Living Arrangements and Well-being of Older Persons in the Past: A Case Study

Type Working Paper
Title Living Arrangements and Well-being of Older Persons in the Past: A Case Study
Publication (Day/Month/Year) 1999
Analysis of long-run changes in the living arrangements and economic well being
of the aged is limited by the lack of consistent data sources across time and space. Some
fragmentary evidence on the living arrangements of the aged in several European and
North American countries before the mid-twentieth century is summarized in table 1.
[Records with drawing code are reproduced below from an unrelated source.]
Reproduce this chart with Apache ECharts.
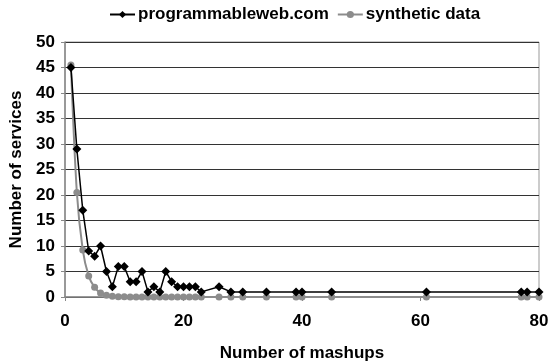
<!DOCTYPE html>
<html><head><meta charset="utf-8">
<script src="https://cdn.jsdelivr.net/npm/echarts@6/dist/echarts.min.js"></script>
<style>html,body{margin:0;padding:0;background:#fff}#c{width:548px;height:364px}</style>
</head><body><div id="c"></div>
<script>
const mashups = [1,2,3,4,5,6,7,8,9,10,11,12,13,14,15,16,17,18,19,20,21,22,23,26,28,30,34,39,40,45,61,77,78,80];
const programmableweb = [45,29,17,9,8,10,5,2,6,6,3,3,5,1,2,1,5,3,2,2,2,2,1,2,1,1,1,1,1,1,1,1,1,1];
const synthetic = [45.5,20.5,9.2,4.1,1.9,0.8,0.35,0.15,0.07,0.03,0.01,0,0,0,0,0,0,0,0,0,0,0,0,0,0,0,0,0,0,0,0,0,0,0];
const xTicks = [0,20,40,60,80];
const yTicks = [0,5,10,15,20,25,30,35,40,45,50];

const font = 'Liberation Sans, Arial, sans-serif';
const chart = echarts.init(document.getElementById('c'), null, {renderer:'canvas'});
chart.setOption({
  animation:false,
  legend:{
    top:1, left:104, itemGap:8, itemWidth:25, itemHeight:9,
    textStyle:{fontFamily:font, fontWeight:'bold', fontSize:17, color:'#000', padding:[0,0,0,-2]},
    data:['programmableweb.com','synthetic data']
  },
  grid:{left:65, right:9, top:42, bottom:67, outerBoundsMode:'none', containLabel:false,
        show:true, borderColor:'#999', borderWidth:1},
  xAxis:{
    type:'value', min:xTicks[0], max:xTicks[xTicks.length-1], interval:20,
    name:'Number of mashups', nameLocation:'middle', nameGap:48,
    nameTextStyle:{fontFamily:font, fontWeight:'bold', fontSize:17, color:'#000'},
    axisLine:{show:true, lineStyle:{color:'#888', width:1.5}},
    axisTick:{show:true, length:4, lineStyle:{color:'#888'}},
    axisLabel:{fontFamily:font, fontWeight:'bold', fontSize:17, color:'#000', margin:16},
    splitLine:{show:false}
  },
  yAxis:{
    type:'value', min:yTicks[0], max:yTicks[yTicks.length-1], interval:5,
    name:'Number of services', nameLocation:'middle', nameGap:40, nameRotate:90,
    nameTextStyle:{fontFamily:font, fontWeight:'bold', fontSize:17, color:'#000'},
    axisLine:{show:true, lineStyle:{color:'#888', width:1.5}},
    axisTick:{show:true, length:4, lineStyle:{color:'#888'}},
    axisLabel:{fontFamily:font, fontWeight:'bold', fontSize:17, color:'#000', margin:10},
    splitLine:{show:true, lineStyle:{color:'#333', width:1}}
  },
  series:[
    {
      name:'programmableweb.com', type:'line', z:3,
      data: mashups.map((x,i)=>[x, programmableweb[i]]),
      symbol:'diamond', symbolSize:9,
      itemStyle:{color:'#000'}, lineStyle:{color:'#000', width:1.5}
    },
    {
      name:'synthetic data', type:'line', z:2, smooth:0.3,
      data: mashups.map((x,i)=>[x, synthetic[i]]),
      symbol:'circle', symbolSize:7,
      itemStyle:{color:'#8c8c8c'}, lineStyle:{color:'#8c8c8c', width:2}
    }
  ]
});
</script></body></html>
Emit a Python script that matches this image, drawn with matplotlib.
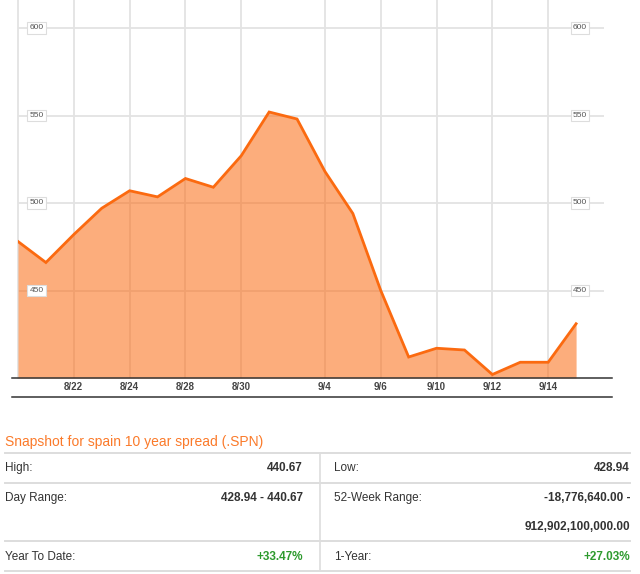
import matplotlib
matplotlib.use("Agg")
import matplotlib.pyplot as plt
import matplotlib.transforms as mtransforms
from matplotlib.lines import Line2D

# Palette
LINE   = "#fb6a10"
GRID   = "#e3e3e3"
INK    = "#333333"
TITLE  = "#fb7a2a"
GREEN  = "#2e9a2e"
RULE   = "#dddddd"

W, H = 640, 574

# Data: spain 10 year spread, daily closes
dates = ["8/20", "8/21", "8/22", "8/23", "8/24", "8/27", "8/28", "8/29", "8/30",
         "8/31", "9/3", "9/4", "9/5", "9/6", "9/7", "9/10", "9/11", "9/12",
         "9/13", "9/14", "9/17"]
spread = [478, 466, 482, 497, 507, 503.5, 514, 509, 527, 552, 548, 518, 494,
          450, 412, 417, 416, 402, 409, 409, 431]
tick_dates = ["8/22", "8/24", "8/28", "8/30", "9/4", "9/6", "9/10", "9/12", "9/14"]
y_ticks = [450, 500, 550, 600]

# Snapshot table
snap_title = "Snapshot for spain 10 year spread (.SPN)"
left_labels = ["High:", "Day Range:", "Year To Date:"]
left_values = ["440.67", "428.94 - 440.67", "+33.47%"]
right_labels = ["Low:", "52-Week Range:", "1-Year:"]
right_values = ["428.94", "-18,776,640.00 -", "+27.03%"]
range_cont = "912,902,100,000.00"

plt.rcParams.update({
    "font.family": ["Liberation Sans", "DejaVu Sans"],
    "figure.facecolor": "white",
    "axes.facecolor": "white",
})


def fx(x):
    return x / W


def fy(y):
    return 1 - y / H


fig = plt.figure(figsize=(W / 100, H / 100), dpi=100)

# ---------------------------------------------------------------------------
# CHART
# ---------------------------------------------------------------------------
ax = fig.add_axes([fx(18), fy(378), fx(604) - fx(18), fy(0) - fy(378)])
x = list(range(len(spread)))
ax.fill_between(x, spread, 400, color=LINE, alpha=0.55, linewidth=0, zorder=2)
ax.plot(x, spread, color=LINE, linewidth=2, zorder=3, solid_joinstyle="miter")

ax.set_xlim(0, 21)
ax.set_ylim(400, 616)

tick_pos = [dates.index(d) for d in tick_dates]
ax.set_xticks(tick_pos)
ax.set_xticklabels(tick_dates, fontsize=7, fontweight="bold", color="#444444")
ax.set_yticks(y_ticks)
ax.set_yticklabels([])
ax.tick_params(length=0, pad=3)
ax.grid(True, color=GRID, linewidth=1.3, zorder=1)
ax.set_axisbelow(True)

for side in ("top", "right", "bottom"):
    ax.spines[side].set_visible(False)
ax.spines["left"].set_color(GRID)
ax.spines["left"].set_linewidth(1.3)
ax.spines["left"].set_zorder(1)

# boxed y labels on both sides
trans = mtransforms.blended_transform_factory(ax.transAxes, ax.transData)
for v in y_ticks:
    for xa in ((36.5 - 18) / 586, (580 - 18) / 586):
        ax.text(xa, v, str(v), transform=trans, ha="center", va="center",
                fontsize=6, color="#555555", zorder=4,
                bbox=dict(boxstyle="square,pad=0.25", facecolor="white",
                          edgecolor="#dddddd", linewidth=0.8))

# dark rules above and below the date labels
for yy in (378, 397):
    fig.add_artist(Line2D([fx(12), fx(612)], [fy(yy), fy(yy)],
                          color="#333333", linewidth=1.1))

# ---------------------------------------------------------------------------
# SNAPSHOT TABLE
# ---------------------------------------------------------------------------
fig.text(fx(5), fy(442), snap_title, color=TITLE, fontsize=10,
         ha="left", va="center")

for yy in (453, 483, 541, 571):
    fig.add_artist(Line2D([fx(5), fx(630)], [fy(yy), fy(yy)],
                          color=RULE, linewidth=1.4))
fig.add_artist(Line2D([fx(320), fx(320)], [fy(453), fy(571)],
                      color=RULE, linewidth=1.2))

row_y = [468, 498, 557]
for i, yy in enumerate(row_y):
    vcol = GREEN if left_values[i].startswith("+") else INK
    fig.text(fx(5), fy(yy), left_labels[i], color=INK, fontsize=8.5,
             ha="left", va="center")
    fig.text(fx(303), fy(yy), left_values[i], color=vcol, fontsize=8.5,
             fontweight="bold", ha="right", va="center")
    vcol = GREEN if right_values[i].startswith("+") else INK
    fig.text(fx(334), fy(yy), right_labels[i], color=INK, fontsize=8.5,
             ha="left", va="center")
    fig.text(fx(630), fy(yy), right_values[i], color=vcol, fontsize=8.5,
             fontweight="bold", ha="right", va="center")

fig.text(fx(630), fy(527), range_cont, color=INK, fontsize=8.5,
         fontweight="bold", ha="right", va="center")

fig.savefig("out.png", dpi=100)
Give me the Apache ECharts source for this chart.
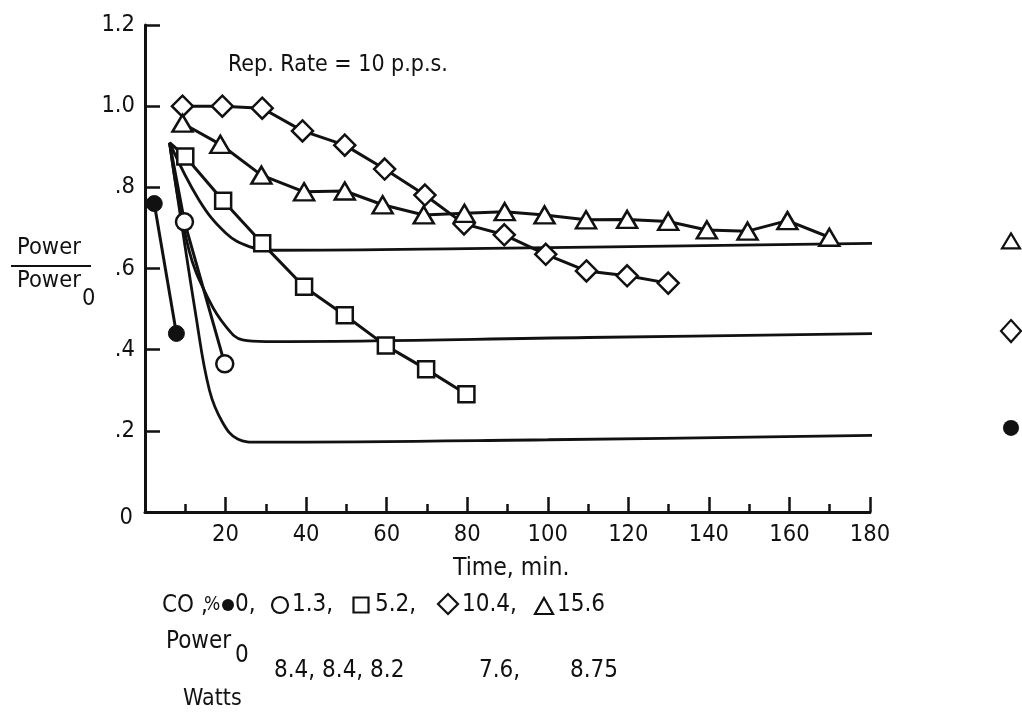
<!DOCTYPE html>
<html>
<head>
<meta charset="utf-8">
<script src="https://cdn.jsdelivr.net/npm/echarts@6/dist/echarts.min.js"></script>
<style>
  html, body { margin: 0; padding: 0; background: #fff; }
  #chart { width: 1022px; height: 717px; }
</style>
</head>
<body>
<div id="chart"></div>
<script>
// ---- Data ----
const co0Filled = [[2.3, 0.76], [7.8, 0.44]];                       // CO 0 %
const co13Open = [[6.1, 0.91], [9.8, 0.715], [19.8, 0.365]];         // CO 1.3 %
const co52Square = [[6.1, 0.91], [10, 0.876], [19.4, 0.767], [29.1, 0.662], [39.5, 0.555],
                    [49.6, 0.485], [59.8, 0.41], [69.8, 0.352], [79.8, 0.29]];   // CO 5.2 %
const co104Diamond = [[9.3, 1.0], [19.2, 1.0], [29.1, 0.995], [39.1, 0.939], [49.6, 0.904],
                      [59.5, 0.845], [69.5, 0.781], [79.2, 0.71], [89.2, 0.683], [99.5, 0.635],
                      [109.6, 0.594], [119.7, 0.582], [129.9, 0.564]];           // CO 10.4 %
const co156Triangle = [[9.3, 0.958], [18.7, 0.906], [28.9, 0.83], [39.5, 0.789], [49.6, 0.791],
                       [59.0, 0.757], [69.2, 0.732], [79.3, 0.736], [89.3, 0.74], [99.2, 0.732],
                       [109.5, 0.72], [119.7, 0.721], [129.9, 0.716], [139.5, 0.695], [149.6, 0.692],
                       [159.5, 0.718], [169.9, 0.677]];                          // CO 15.6 %
// Theoretical curves (solid, no markers)
const curveHigh = [[6.1, 0.91], [13.4, 0.769], [20.1, 0.687], [25.9, 0.654], [32, 0.645],
                   [80, 0.649], [189.5, 0.663]];
const curveMid = [[6.1, 0.91], [10.9, 0.646], [15.9, 0.522], [20.1, 0.457], [24.2, 0.424],
                  [30, 0.42], [110, 0.43], [190, 0.441]];
const curveLow = [[6.1, 0.91], [12.7, 0.48], [16, 0.30], [19.3, 0.22], [23, 0.18], [28, 0.172],
                  [100, 0.178], [188.5, 0.19]];

const xMin = 0, xMax = 180, xStep = 20;
const yMin = 0, yMax = 1.2, yStep = 0.2;

const titleText = 'Rep. Rate = 10 p.p.s.';
const xName = 'Time, min.';
const legendValues = ['0,', '1.3,', '5.2,', '10.4,', '15.6'];
const powerValues = ['8.4, 8.4, 8.2', '7.6,', '8.75'];

// ---- Styles ----
const FONT = "'Liberation Sans Narrow','DejaVu Sans Condensed','Arial Narrow',sans-serif";
const FS = 23.5;
const INK = '#111';
const openItem = { color: '#fff', borderColor: INK, borderWidth: 2.5 };
const openShape = { fill: '#fff', stroke: INK, lineWidth: 2.2 };

const chart = echarts.init(document.getElementById('chart'), null, { renderer: 'canvas' });

function dataLine(name, data, symbol, size, item) {
  return {
    name, type: 'line', data, symbol, symbolSize: size,
    showAllSymbol: true, clip: false, z: 3,
    lineStyle: { color: INK, width: 3 },
    itemStyle: item
  };
}
function startHidden(arr) {
  return arr.map((p, i) => i === 0 ? { value: p, symbol: 'none' } : p);
}
function curve(data) {
  return {
    type: 'line', data, symbol: 'none', smooth: 0.4, clip: false, z: 2,
    lineStyle: { color: INK, width: 2.8 }
  };
}
function txt(left, top, text, size) {
  return { type: 'text', left, top, style: { text, font: `${size || FS}px ${FONT}`, fill: INK } };
}
// key symbols drawn as shapes
function symShape(kind, cx, cy, w, h, fill) {
  if (kind === 'triangle') {
    return { type: 'polygon', shape: { points: [[cx, cy - h / 2], [cx + w / 2, cy + h / 2], [cx - w / 2, cy + h / 2]] },
             style: Object.assign({}, openShape, fill ? { fill } : {}) };
  }
  if (kind === 'diamond') {
    return { type: 'polygon', shape: { points: [[cx, cy - h / 2], [cx + w / 2, cy], [cx, cy + h / 2], [cx - w / 2, cy]] },
             style: Object.assign({}, openShape, fill ? { fill } : {}) };
  }
  if (kind === 'rect') {
    return { type: 'rect', shape: { x: cx - w / 2, y: cy - h / 2, width: w, height: h }, style: openShape };
  }
  if (kind === 'dot') {
    return { type: 'circle', shape: { cx, cy, r: w / 2 }, style: { fill: INK } };
  }
  return { type: 'circle', shape: { cx, cy, r: w / 2 }, style: openShape };
}

const LY = 605;      // legend row centre
const baseGraphic = [
  txt(228, 54, titleText, 23),
  txt(453, 556, xName, 24.5),
  // y axis name as a fraction
  txt(17, 236, 'Power'),
  { type: 'line', shape: { x1: 11, y1: 266, x2: 91, y2: 266 }, style: { stroke: INK, lineWidth: 2 } },
  txt(17, 269, 'Power'),
  txt(82, 287, '0'),
  // legend row
  txt(162, LY - 11, 'CO ,', 24),
  txt(204, LY - 9, '%', 19),
  symShape('dot', 228, LY, 12, 12),
  txt(235, LY - 12, legendValues[0], 24),
  symShape('circle', 280, LY, 16, 16),
  txt(292, LY - 12, legendValues[1], 24),
  symShape('rect', 361, LY, 15, 15),
  txt(375, LY - 12, legendValues[2], 24),
  symShape('diamond', 448, LY - 1, 20, 20),
  txt(462, LY - 12, legendValues[3], 24),
  symShape('triangle', 544, LY + 1, 18, 16),
  txt(557, LY - 12, legendValues[4], 24),
  // Power0 / Watts rows
  txt(166, 630, 'Power', 24),
  txt(235, 644, '0', 24),
  txt(274, 659, powerValues[0], 24),
  txt(479, 659, powerValues[1], 24),
  txt(570, 659, powerValues[2], 24),
  txt(183, 688, 'Watts', 23)
];

const option = {
  backgroundColor: '#fff',
  animation: false,
  textStyle: { fontFamily: FONT, color: INK },
  grid: { left: 145, right: 152, top: 25, bottom: 205, containLabel: false },
  xAxis: {
    type: 'value', min: xMin, max: xMax, interval: xStep,
    axisLine: { show: true, lineStyle: { color: INK, width: 3 } },
    axisTick: { show: true, inside: true, length: 15, lineStyle: { color: INK, width: 2.5 } },
    minorTick: { show: true, splitNumber: 2, length: 8, lineStyle: { color: INK, width: 2.5 } },
    axisLabel: {
      color: INK, fontFamily: FONT, fontSize: FS, margin: 11,
      formatter: v => (v === 0 ? '' : String(v))
    },
    splitLine: { show: false }
  },
  yAxis: {
    type: 'value', min: yMin, max: yMax, interval: yStep,
    axisLine: { show: true, lineStyle: { color: INK, width: 3 } },
    axisTick: { show: true, inside: true, length: 15, lineStyle: { color: INK, width: 2.5 } },
    axisLabel: {
      color: INK, fontFamily: FONT, fontSize: FS, margin: 10,
      formatter: v => {
        const r = Math.round(v * 10) / 10;
        if (r === 0) return '{z|0}';
        if (r >= 1) return r.toFixed(1);
        return '.' + Math.round(r * 10);
      },
      rich: { z: { fontFamily: FONT, fontSize: FS, color: INK, padding: [12, 2, 0, 0] } }
    },
    splitLine: { show: false }
  },
  series: [
    dataLine('CO 0%', co0Filled, 'circle', 16, { color: INK, borderColor: INK, borderWidth: 1 }),
    dataLine('CO 1.3%', startHidden(co13Open), 'circle', 17, openItem),
    dataLine('CO 5.2%', startHidden(co52Square), 'rect', 16, openItem),
    dataLine('CO 10.4%', co104Diamond, 'diamond', [21, 21], openItem),
    dataLine('CO 15.6%', co156Triangle, 'triangle', [20, 17], openItem),
    curve(curveHigh),
    curve(curveMid),
    curve(curveLow)
  ],
  graphic: baseGraphic
};
chart.setOption(option);

// Key symbols at the right end of the three theoretical curves
const markX = 1011;
const ends = [
  { c: curveHigh, dy: -2, kind: 'triangle', w: 18, h: 15 },
  { c: curveMid, dy: -2, kind: 'diamond', w: 20, h: 22 },
  { c: curveLow, dy: -7, kind: 'dot', w: 16, h: 16 }
];
const keyMarks = ends.map(e => {
  const p = chart.convertToPixel({ gridIndex: 0 }, e.c[e.c.length - 1]);
  return symShape(e.kind, markX, p[1] + e.dy, e.w, e.h);
});
chart.setOption({ graphic: baseGraphic.concat(keyMarks) });
</script>
</body>
</html>
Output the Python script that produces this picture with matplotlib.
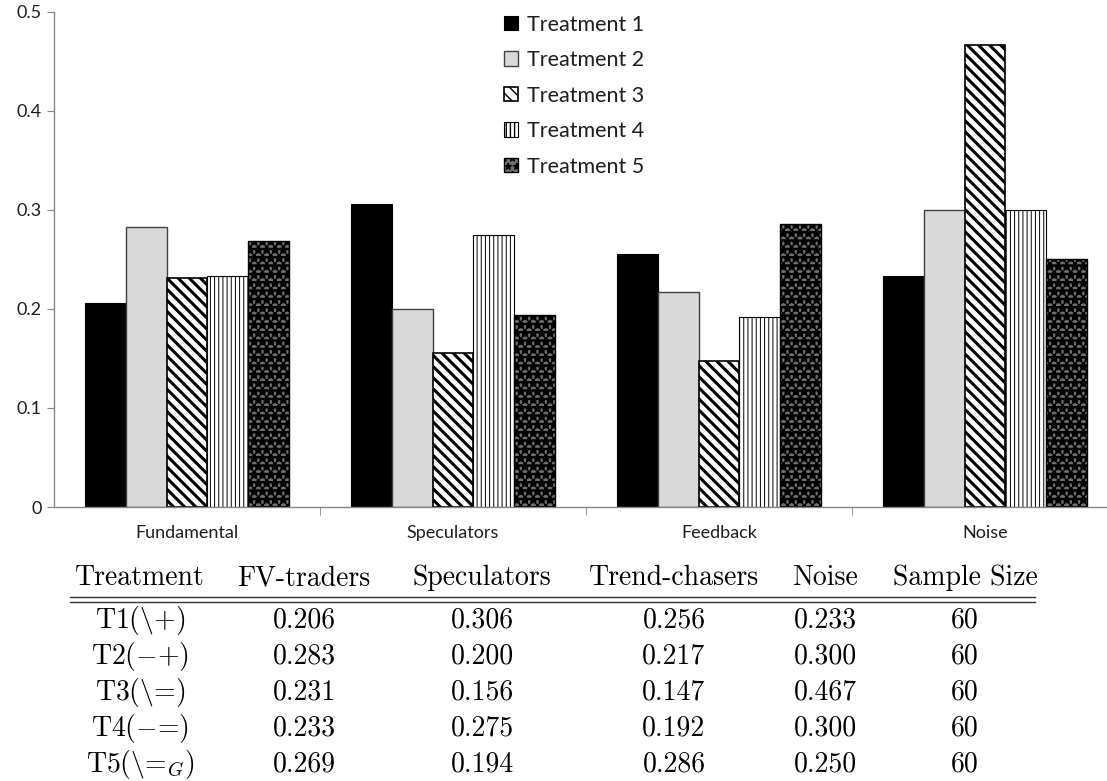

The numbers should be interpreted cautiously. The earliest estimates are especially
suspect, since we generally lack information about the enumeration procedures or
completeness of the surviving pre-nineteenth century listings of inhabitants. Even in the
nineteenth century, there was significant variation in census concepts and definitions
among countries and across time (Ruggles and Brower, forthcoming). Moreover, the
processing of the existing historical data have not followed standardized procedures from
study to study, and we have little information of the representativeness of the local
studies. Therefore it would be premature to make too much of the apparent trends and
differences shown in table 1. Despite all these qualifications, however, we can be
confident that that prior to the twentieth century most elderly in Europe and North
America resided with their children and that residing alone was exceedingly rare.
Today, the great majority of the aged populations of North America and Europe
reside alone or with only their spouse. Moreover, recent studies suggest that the
percentage of the aged who live alone has also begun to rise in many Asian and Latin
American countries (Hermalin and Ofstedal, 1996; Uhlenberg, 1996; Martin, 1989;
DeVos, 1995). Taken as a whole, the evidence suggests that the shift towards
independent residence of the aged is a worldwide phenomenon.